## Work to complete
Repeat exactly what appears from the opening line of the listing to the line with "160, 180, 200];", inclusive.

(Entries with chart source code)
^^^^

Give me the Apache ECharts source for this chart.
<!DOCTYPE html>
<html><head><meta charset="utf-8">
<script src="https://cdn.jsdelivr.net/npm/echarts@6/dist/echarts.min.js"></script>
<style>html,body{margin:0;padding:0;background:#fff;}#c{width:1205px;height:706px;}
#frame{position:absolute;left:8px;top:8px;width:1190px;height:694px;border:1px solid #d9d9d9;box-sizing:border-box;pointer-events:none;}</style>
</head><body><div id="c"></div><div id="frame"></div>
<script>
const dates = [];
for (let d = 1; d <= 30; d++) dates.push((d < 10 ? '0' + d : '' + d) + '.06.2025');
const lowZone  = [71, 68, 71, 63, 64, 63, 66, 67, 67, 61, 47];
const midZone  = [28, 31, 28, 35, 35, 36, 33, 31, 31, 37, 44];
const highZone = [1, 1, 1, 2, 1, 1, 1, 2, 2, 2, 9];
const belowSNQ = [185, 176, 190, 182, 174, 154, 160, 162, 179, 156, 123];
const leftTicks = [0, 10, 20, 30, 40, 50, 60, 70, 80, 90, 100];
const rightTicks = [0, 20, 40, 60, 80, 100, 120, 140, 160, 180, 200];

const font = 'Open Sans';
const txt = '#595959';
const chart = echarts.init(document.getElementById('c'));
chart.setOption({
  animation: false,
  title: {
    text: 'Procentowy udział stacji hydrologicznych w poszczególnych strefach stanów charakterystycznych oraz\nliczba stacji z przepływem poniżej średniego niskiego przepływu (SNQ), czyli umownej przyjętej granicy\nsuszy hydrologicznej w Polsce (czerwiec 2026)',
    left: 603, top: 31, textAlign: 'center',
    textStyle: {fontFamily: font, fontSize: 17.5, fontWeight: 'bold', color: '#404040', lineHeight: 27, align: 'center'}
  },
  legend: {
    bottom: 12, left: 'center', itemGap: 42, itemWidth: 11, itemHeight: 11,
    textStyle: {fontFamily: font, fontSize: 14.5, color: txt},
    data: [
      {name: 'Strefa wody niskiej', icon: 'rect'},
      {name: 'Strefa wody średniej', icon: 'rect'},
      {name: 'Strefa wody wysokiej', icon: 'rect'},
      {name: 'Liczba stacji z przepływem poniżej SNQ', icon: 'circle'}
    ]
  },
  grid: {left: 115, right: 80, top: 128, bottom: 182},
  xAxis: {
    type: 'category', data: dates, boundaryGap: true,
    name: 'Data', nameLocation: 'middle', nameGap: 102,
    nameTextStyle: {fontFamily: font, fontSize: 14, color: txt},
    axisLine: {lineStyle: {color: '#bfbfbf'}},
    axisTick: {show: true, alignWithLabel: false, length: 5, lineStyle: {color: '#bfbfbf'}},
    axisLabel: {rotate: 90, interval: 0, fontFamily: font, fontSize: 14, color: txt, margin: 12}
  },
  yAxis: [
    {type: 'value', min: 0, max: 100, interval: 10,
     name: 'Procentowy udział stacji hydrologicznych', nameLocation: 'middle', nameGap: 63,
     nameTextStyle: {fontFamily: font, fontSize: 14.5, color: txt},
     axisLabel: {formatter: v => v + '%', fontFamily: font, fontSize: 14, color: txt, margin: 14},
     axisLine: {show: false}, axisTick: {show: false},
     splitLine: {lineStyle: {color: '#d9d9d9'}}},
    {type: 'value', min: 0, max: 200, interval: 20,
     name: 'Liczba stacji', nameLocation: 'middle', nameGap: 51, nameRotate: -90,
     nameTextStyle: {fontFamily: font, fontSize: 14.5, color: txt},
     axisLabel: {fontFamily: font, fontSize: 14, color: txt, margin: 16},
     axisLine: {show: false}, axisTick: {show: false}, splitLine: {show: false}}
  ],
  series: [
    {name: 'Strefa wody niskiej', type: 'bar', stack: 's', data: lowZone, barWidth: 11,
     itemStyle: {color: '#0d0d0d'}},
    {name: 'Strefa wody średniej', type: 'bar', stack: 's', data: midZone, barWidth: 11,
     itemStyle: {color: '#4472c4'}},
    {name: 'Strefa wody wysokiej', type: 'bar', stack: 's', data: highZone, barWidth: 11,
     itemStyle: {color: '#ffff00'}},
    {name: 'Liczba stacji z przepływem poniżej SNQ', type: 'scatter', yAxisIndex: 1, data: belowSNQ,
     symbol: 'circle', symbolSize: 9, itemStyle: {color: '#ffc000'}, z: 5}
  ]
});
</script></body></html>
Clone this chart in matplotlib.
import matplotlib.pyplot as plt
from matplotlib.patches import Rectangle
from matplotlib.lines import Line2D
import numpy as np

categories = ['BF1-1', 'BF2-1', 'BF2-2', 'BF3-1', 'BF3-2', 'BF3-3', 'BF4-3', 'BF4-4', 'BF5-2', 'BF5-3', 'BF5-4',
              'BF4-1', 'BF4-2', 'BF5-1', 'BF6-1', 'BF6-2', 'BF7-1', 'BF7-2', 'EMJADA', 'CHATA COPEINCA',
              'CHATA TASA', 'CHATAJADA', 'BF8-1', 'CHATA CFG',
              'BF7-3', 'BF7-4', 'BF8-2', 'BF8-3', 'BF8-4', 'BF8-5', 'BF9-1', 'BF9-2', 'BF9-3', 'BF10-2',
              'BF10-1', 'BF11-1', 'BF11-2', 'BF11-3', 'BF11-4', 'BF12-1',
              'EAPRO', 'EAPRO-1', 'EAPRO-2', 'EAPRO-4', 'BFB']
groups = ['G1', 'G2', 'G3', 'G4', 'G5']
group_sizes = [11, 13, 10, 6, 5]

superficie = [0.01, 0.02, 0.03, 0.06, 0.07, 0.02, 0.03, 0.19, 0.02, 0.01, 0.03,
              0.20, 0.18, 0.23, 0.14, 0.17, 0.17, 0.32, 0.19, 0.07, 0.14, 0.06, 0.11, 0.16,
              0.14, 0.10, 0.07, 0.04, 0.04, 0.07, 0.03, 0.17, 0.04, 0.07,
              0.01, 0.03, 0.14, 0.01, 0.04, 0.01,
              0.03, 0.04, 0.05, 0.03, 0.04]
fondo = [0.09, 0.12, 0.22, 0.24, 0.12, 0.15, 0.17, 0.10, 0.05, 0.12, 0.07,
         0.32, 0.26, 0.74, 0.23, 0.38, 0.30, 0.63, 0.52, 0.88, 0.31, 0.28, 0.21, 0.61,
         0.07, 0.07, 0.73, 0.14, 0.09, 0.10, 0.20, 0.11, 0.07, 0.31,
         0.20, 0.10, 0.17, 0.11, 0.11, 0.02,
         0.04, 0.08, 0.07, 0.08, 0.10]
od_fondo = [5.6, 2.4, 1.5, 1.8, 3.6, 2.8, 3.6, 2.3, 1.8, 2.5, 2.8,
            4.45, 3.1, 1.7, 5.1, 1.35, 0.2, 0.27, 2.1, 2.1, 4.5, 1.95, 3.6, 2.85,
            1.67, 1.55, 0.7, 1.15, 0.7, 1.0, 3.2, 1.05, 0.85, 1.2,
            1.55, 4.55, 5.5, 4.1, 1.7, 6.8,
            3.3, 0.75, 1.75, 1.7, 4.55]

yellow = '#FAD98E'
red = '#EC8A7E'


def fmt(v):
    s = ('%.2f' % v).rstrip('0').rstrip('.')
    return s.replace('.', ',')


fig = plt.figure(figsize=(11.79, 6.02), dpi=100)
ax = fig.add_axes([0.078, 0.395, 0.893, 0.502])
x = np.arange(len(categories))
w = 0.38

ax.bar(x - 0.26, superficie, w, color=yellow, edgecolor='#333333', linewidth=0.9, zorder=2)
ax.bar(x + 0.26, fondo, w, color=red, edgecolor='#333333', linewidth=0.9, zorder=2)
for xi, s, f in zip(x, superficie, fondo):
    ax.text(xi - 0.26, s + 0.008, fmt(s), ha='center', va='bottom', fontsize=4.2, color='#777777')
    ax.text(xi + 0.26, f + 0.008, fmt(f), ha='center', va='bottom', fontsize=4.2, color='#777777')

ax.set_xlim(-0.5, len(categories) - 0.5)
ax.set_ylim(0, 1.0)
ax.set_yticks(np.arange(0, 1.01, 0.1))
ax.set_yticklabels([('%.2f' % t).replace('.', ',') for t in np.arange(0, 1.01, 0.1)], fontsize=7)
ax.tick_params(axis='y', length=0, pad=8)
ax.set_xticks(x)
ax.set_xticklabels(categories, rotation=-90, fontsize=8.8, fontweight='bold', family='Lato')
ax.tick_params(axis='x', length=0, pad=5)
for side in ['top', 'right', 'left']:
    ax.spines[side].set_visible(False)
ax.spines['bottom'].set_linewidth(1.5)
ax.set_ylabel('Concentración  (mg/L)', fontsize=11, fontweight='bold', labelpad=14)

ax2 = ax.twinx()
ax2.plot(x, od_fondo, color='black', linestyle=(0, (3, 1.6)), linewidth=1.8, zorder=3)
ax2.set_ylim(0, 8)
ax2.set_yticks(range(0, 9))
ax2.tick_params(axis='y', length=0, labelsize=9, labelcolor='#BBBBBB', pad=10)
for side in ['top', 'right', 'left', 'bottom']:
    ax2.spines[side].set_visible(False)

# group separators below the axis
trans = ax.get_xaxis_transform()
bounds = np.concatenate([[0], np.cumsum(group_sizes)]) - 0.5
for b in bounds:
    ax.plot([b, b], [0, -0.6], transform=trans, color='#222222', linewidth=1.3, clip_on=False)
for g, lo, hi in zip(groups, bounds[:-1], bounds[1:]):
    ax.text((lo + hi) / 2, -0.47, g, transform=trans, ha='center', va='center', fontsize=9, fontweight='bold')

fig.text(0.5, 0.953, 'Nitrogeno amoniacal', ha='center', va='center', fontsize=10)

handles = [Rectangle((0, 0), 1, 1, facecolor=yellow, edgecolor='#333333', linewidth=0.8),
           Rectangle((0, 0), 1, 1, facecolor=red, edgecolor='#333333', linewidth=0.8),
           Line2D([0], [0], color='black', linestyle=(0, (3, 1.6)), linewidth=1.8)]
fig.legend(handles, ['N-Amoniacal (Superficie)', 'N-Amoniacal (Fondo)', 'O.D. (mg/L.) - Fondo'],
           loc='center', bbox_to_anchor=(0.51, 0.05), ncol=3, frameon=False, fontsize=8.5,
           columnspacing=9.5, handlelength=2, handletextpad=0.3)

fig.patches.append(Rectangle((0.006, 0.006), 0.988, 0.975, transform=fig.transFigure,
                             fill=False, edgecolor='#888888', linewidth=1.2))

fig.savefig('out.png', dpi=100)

^^^^

## Finished exercise
Give me the Apache ECharts source for this chart.
<!DOCTYPE html>
<html><head><meta charset="utf-8">
<script src="https://cdn.jsdelivr.net/npm/echarts@6/dist/echarts.min.js"></script>
<style>html,body{margin:0;padding:0;background:#fff;}#c{width:1205px;height:706px;}
#frame{position:absolute;left:8px;top:8px;width:1190px;height:694px;border:1px solid #d9d9d9;box-sizing:border-box;pointer-events:none;}</style>
</head><body><div id="c"></div><div id="frame"></div>
<script>
const dates = [];
for (let d = 1; d <= 30; d++) dates.push((d < 10 ? '0' + d : '' + d) + '.06.2025');
const lowZone  = [71, 68, 71, 63, 64, 63, 66, 67, 67, 61, 47];
const midZone  = [28, 31, 28, 35, 35, 36, 33, 31, 31, 37, 44];
const highZone = [1, 1, 1, 2, 1, 1, 1, 2, 2, 2, 9];
const belowSNQ = [185, 176, 190, 182, 174, 154, 160, 162, 179, 156, 123];
const leftTicks = [0, 10, 20, 30, 40, 50, 60, 70, 80, 90, 100];
const rightTicks = [0, 20, 40, 60, 80, 100, 120, 140, 160, 180, 200];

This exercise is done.